The latest death was reported in Marion County. No additional details have been released.
Earlier on Friday, the Oregon Health Authority reported 26 new cases, bringing the state total to 114 on Friday. There were four new cases in Clackamas County, two new in Deschutes County, one new in Grant County, one new in Linn County, four new in Marion County, one new in Union County, five new in Multnomah County, six new in Washington County, and two new in Yamhill County.
Also Friday, Clark County officials announced two more people tested positive — a woman in her 60s and a man in his 70s. Both are quarantined at home. These cases brought the overall county total to six.
In Washington as of Friday afternoon, 1,524 people have tested positive and 83 have died.
In Oregon, four people have died.
In both states, the overwhelming majority of cases have been in people older than 55, but every age group has been infected, officials said.
As of Friday morning, nearly 16,000 cases have been confirmed nationwide, with more than 200 deaths. Confirmed cases have been reported in each of the 50 states.
The World Health Organization has reported COVID-19 cases in most countries on Earth.
New York state moved to join California on Friday in ordering nearly all residents to stay in their homes, as governors undertook their most sweeping efforts yet to contain the coronavirus and fend off the kind of onslaught of patients that has caused southern Europe to buckle.
“We’re going to close the valve, because the rate of increase in the number of cases portends a total overwhelming of our hospital system,” New York Gov. Andrew Cuomo said as the death toll in the U.S. topped 200, with at least 38 in his state.
Meanwhile, Gov. Kate Brown said she was not enacting a shelter-in-place order as of Thursday morning; however, she did add her team was compiling a list of essential businesses that would remain open if an order were to be necessary. Portland Mayor Ted Wheeler announced Wednesday he was considering such an order in an effort to curb the spread of the virus, which has been declared a global pandemic.

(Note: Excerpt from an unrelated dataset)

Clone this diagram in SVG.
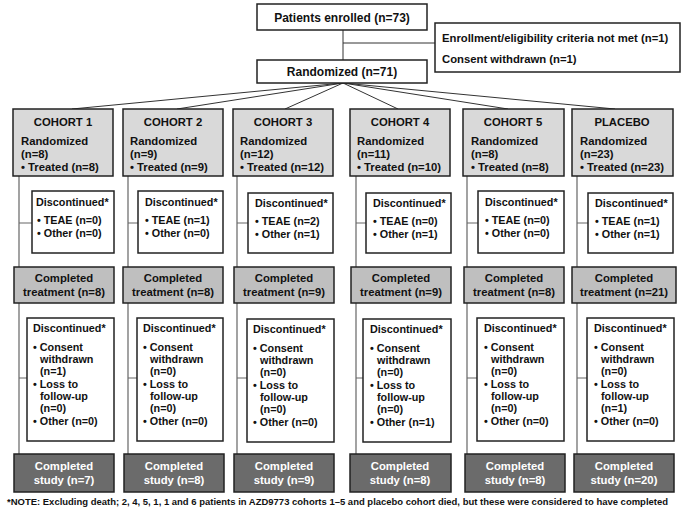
<svg xmlns="http://www.w3.org/2000/svg" width="685" height="513" viewBox="0 0 685 513">
<style>
text{font-family:"Liberation Sans",Arial,sans-serif;font-weight:bold;fill:#111;}
.b{fill:#fff;stroke:#222;stroke-width:1.5;}
.c{fill:#d9d9d9;stroke:#222;stroke-width:1.5;}
.t{fill:#bfbfbf;stroke:#222;stroke-width:1.5;}
.s{fill:#6b6b6b;stroke:#222;stroke-width:1.5;}
.f12{font-size:12px;}
.f11{font-size:11.3px;}
.f10{font-size:10.8px;}
.m{text-anchor:middle;}
.w{fill:#fff;}
.ln{stroke:#333;stroke-width:1;fill:none;}
.vl{stroke:#666;stroke-width:1.2;fill:none;}
</style>
<rect width="685" height="513" fill="#fff"/>
<g id="connectors">
<path class="ln" d="M343 30V60M343 43H435"/>
<path class="ln" d="M343 83L72 109M343 83L177 109M343 83L285 109M343 83L398 109M343 83L508 109M343 83L615 109"/>
<path class="vl" d="M19 176V267M19 303V454M19 223H32M19 378H27"/>
<path class="vl" d="M128 176V267M128 303V454M128 223H138M128 378H137"/>
<path class="vl" d="M237 176V267M237 303V454M237 223H248M237 378H247"/>
<path class="vl" d="M356 176V267M356 303V454M356 223H366M356 378H363"/>
<path class="vl" d="M467 176V267M467 303V454M467 223H478M467 378H477"/>
<path class="vl" d="M577 176V267M577 303V454M577 223H588M577 378H587"/>
</g>
<g id="enrolled"><rect class="b" x="257" y="4" width="170" height="26"/><text class="f12 m" x="342" y="21.5">Patients enrolled (n=73)</text></g>
<g id="excluded"><rect class="b" x="435" y="23" width="245" height="49"/><text class="f11" x="442" y="42">Enrollment/eligibility criteria not met (n=1)</text><text class="f11" x="442" y="63">Consent withdrawn (n=1)</text></g>
<g id="randomized"><rect class="b" x="257" y="60" width="170" height="23"/><text class="f12 m" x="342" y="76">Randomized (n=71)</text></g>

<g id="cohort1"><rect class="c" x="13" y="109" width="100" height="67"/><text class="f11 m" x="63" y="126">COHORT 1</text><text class="f11" x="21" y="145">Randomized</text><text class="f11" x="21" y="158">(n=8)</text><text class="f11" x="21" y="171">• Treated (n=8)</text></g>
<g id="cohort2"><rect class="c" x="123" y="109" width="100" height="67"/><text class="f11 m" x="173" y="126">COHORT 2</text><text class="f11" x="130" y="145">Randomized</text><text class="f11" x="130" y="158">(n=9)</text><text class="f11" x="130" y="171">• Treated (n=9)</text></g>
<g id="cohort3"><rect class="c" x="233" y="109" width="100" height="67"/><text class="f11 m" x="283" y="126">COHORT  3</text><text class="f11" x="240" y="145">Randomized</text><text class="f11" x="240" y="158">(n=12)</text><text class="f11" x="240" y="171">• Treated (n=12)</text></g>
<g id="cohort4"><rect class="c" x="350" y="109" width="100" height="67"/><text class="f11 m" x="400" y="126">COHORT 4</text><text class="f11" x="357" y="145">Randomized</text><text class="f11" x="357" y="158">(n=11)</text><text class="f11" x="357" y="171">• Treated (n=10)</text></g>
<g id="cohort5"><rect class="c" x="463" y="109" width="101" height="67"/><text class="f11 m" x="513" y="126">COHORT 5</text><text class="f11" x="471" y="145">Randomized</text><text class="f11" x="471" y="158">(n=8)</text><text class="f11" x="471" y="171">• Treated (n=8)</text></g>
<g id="placebo"><rect class="c" x="572" y="109" width="101" height="67"/><text class="f11 m" x="622" y="126">PLACEBO</text><text class="f11" x="580" y="145">Randomized</text><text class="f11" x="580" y="158">(n=23)</text><text class="f11" x="580" y="171">• Treated (n=23)</text></g>

<g id="disc1-1"><rect class="b" x="32" y="191" width="82" height="62"/><text class="f10" x="36" y="206">Discontinued*</text><text class="f10" x="37" y="224">• TEAE (n=0)</text><text class="f10" x="37" y="237">• Other (n=0)</text></g>
<g id="disc1-2"><rect class="b" x="138" y="191" width="85" height="62"/><text class="f10" x="145" y="206">Discontinued*</text><text class="f10" x="145" y="224">• TEAE (n=1)</text><text class="f10" x="145" y="237">• Other (n=0)</text></g>
<g id="disc1-3"><rect class="b" x="248" y="193" width="85" height="60"/><text class="f10" x="255" y="207">Discontinued*</text><text class="f10" x="255" y="225">• TEAE (n=2)</text><text class="f10" x="255" y="238">• Other (n=1)</text></g>
<g id="disc1-4"><rect class="b" x="366" y="193" width="85" height="60"/><text class="f10" x="373" y="207">Discontinued*</text><text class="f10" x="373" y="225">• TEAE (n=0)</text><text class="f10" x="373" y="238">• Other (n=1)</text></g>
<g id="disc1-5"><rect class="b" x="478" y="191" width="86" height="62"/><text class="f10" x="485" y="206">Discontinued*</text><text class="f10" x="485" y="224">• TEAE (n=0)</text><text class="f10" x="485" y="237">• Other (n=0)</text></g>
<g id="disc1-p"><rect class="b" x="588" y="193" width="85" height="60"/><text class="f10" x="595" y="207">Discontinued*</text><text class="f10" x="595" y="225">• TEAE (n=1)</text><text class="f10" x="595" y="238">• Other (n=1)</text></g>

<g id="treat1"><rect class="t" x="14" y="267" width="100" height="36"/><text class="f11 m" x="64" y="282">Completed</text><text class="f11 m" x="64" y="296">treatment (n=8)</text></g>
<g id="treat2"><rect class="t" x="123" y="267" width="100" height="36"/><text class="f11 m" x="173" y="282">Completed</text><text class="f11 m" x="173" y="296">treatment (n=8)</text></g>
<g id="treat3"><rect class="t" x="234" y="267" width="100" height="36"/><text class="f11 m" x="284" y="282">Completed</text><text class="f11 m" x="284" y="296">treatment (n=9)</text></g>
<g id="treat4"><rect class="t" x="351" y="267" width="100" height="36"/><text class="f11 m" x="401" y="282">Completed</text><text class="f11 m" x="401" y="296">treatment (n=9)</text></g>
<g id="treat5"><rect class="t" x="464" y="267" width="100" height="36"/><text class="f11 m" x="514" y="282">Completed</text><text class="f11 m" x="514" y="296">treatment (n=8)</text></g>
<g id="treatp"><rect class="t" x="572" y="267" width="104" height="36"/><text class="f11 m" x="624" y="282">Completed</text><text class="f11 m" x="624" y="296">treatment (n=21)</text></g>

<g id="disc2-1"><rect class="b" x="27" y="318" width="87" height="123"/><text class="f10" x="33" y="332">Discontinued*</text><text class="f10" x="33" y="351">• Consent</text><text class="f10" x="40" y="363">withdrawn</text><text class="f10" x="40" y="375">(n=1)</text><text class="f10" x="33" y="388">• Loss to</text><text class="f10" x="40" y="400">follow-up</text><text class="f10" x="40" y="412">(n=0)</text><text class="f10" x="33" y="425">• Other (n=0)</text></g>
<g id="disc2-2"><rect class="b" x="137" y="318" width="86" height="123"/><text class="f10" x="143" y="332">Discontinued*</text><text class="f10" x="143" y="351">• Consent</text><text class="f10" x="150" y="363">withdrawn</text><text class="f10" x="150" y="375">(n=0)</text><text class="f10" x="143" y="388">• Loss to</text><text class="f10" x="150" y="400">follow-up</text><text class="f10" x="150" y="412">(n=0)</text><text class="f10" x="143" y="425">• Other (n=0)</text></g>
<g id="disc2-3"><rect class="b" x="247" y="319" width="87" height="123"/><text class="f10" x="253" y="333">Discontinued*</text><text class="f10" x="253" y="352">• Consent</text><text class="f10" x="260" y="364">withdrawn</text><text class="f10" x="260" y="376">(n=0)</text><text class="f10" x="253" y="389">• Loss to</text><text class="f10" x="260" y="401">follow-up</text><text class="f10" x="260" y="413">(n=0)</text><text class="f10" x="253" y="426">• Other (n=0)</text></g>
<g id="disc2-4"><rect class="b" x="363" y="319" width="88" height="123"/><text class="f10" x="370" y="333">Discontinued*</text><text class="f10" x="370" y="352">• Consent</text><text class="f10" x="377" y="364">withdrawn</text><text class="f10" x="377" y="376">(n=0)</text><text class="f10" x="370" y="389">• Loss to</text><text class="f10" x="377" y="401">follow-up</text><text class="f10" x="377" y="413">(n=0)</text><text class="f10" x="370" y="426">• Other (n=1)</text></g>
<g id="disc2-5"><rect class="b" x="477" y="318" width="87" height="123"/><text class="f10" x="484" y="332">Discontinued*</text><text class="f10" x="484" y="351">• Consent</text><text class="f10" x="491" y="363">withdrawn</text><text class="f10" x="491" y="375">(n=0)</text><text class="f10" x="484" y="388">• Loss to</text><text class="f10" x="491" y="400">follow-up</text><text class="f10" x="491" y="412">(n=0)</text><text class="f10" x="484" y="425">• Other (n=0)</text></g>
<g id="disc2-p"><rect class="b" x="587" y="318" width="87" height="123"/><text class="f10" x="594" y="332">Discontinued*</text><text class="f10" x="594" y="351">• Consent</text><text class="f10" x="601" y="363">withdrawn</text><text class="f10" x="601" y="375">(n=0)</text><text class="f10" x="594" y="388">• Loss to</text><text class="f10" x="601" y="400">follow-up</text><text class="f10" x="601" y="412">(n=1)</text><text class="f10" x="594" y="425">• Other (n=0)</text></g>

<g id="study1"><rect class="s" x="14" y="454" width="100" height="38"/><text class="f11 m w" x="64" y="470">Completed</text><text class="f11 m w" x="64" y="484">study (n=7)</text></g>
<g id="study2"><rect class="s" x="124" y="454" width="100" height="38"/><text class="f11 m w" x="174" y="470">Completed</text><text class="f11 m w" x="174" y="484">study (n=8)</text></g>
<g id="study3"><rect class="s" x="234" y="454" width="100" height="38"/><text class="f11 m w" x="284" y="470">Completed</text><text class="f11 m w" x="284" y="484">study (n=9)</text></g>
<g id="study4"><rect class="s" x="350" y="454" width="101" height="38"/><text class="f11 m w" x="400" y="470">Completed</text><text class="f11 m w" x="400" y="484">study (n=8)</text></g>
<g id="study5"><rect class="s" x="465" y="454" width="100" height="38"/><text class="f11 m w" x="515" y="470">Completed</text><text class="f11 m w" x="515" y="484">study (n=8)</text></g>
<g id="studyp"><rect class="s" x="574" y="454" width="100" height="38"/><text class="f11 m w" x="624" y="470">Completed</text><text class="f11 m w" x="624" y="484">study (n=20)</text></g>

<text x="7" y="505" style="font-size:9.8px" textLength="661" lengthAdjust="spacingAndGlyphs">*NOTE: Excluding death; 2, 4, 5, 1, 1 and 6 patients in AZD9773 cohorts 1–5 and placebo cohort died, but these were considered to have completed</text>
</svg>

Tips from the Oregon Health Authority:
- Never visit a hospital or long-term care facility if you have a fever or cough.
- Cover your mouth and nose when you cough or sneeze.
- Wash your hands often with soap and water for at least 20 seconds.
- Regularly clean and disinfect frequently touched objects and surfaces like bathrooms, desks, countertops, doorknobs, computer keyboards, faucet handles, toys and cell phones.
- Avoid touching your eyes, nose, or mouth with unwashed hands.
- Stay home and away from others if you are ill.
- After someone contracts COVID-19, illness usually develops within 14 days. Symptoms mirror those of the flu, including fever, cough, runny nose, headache, sore throat and general feelings of illness.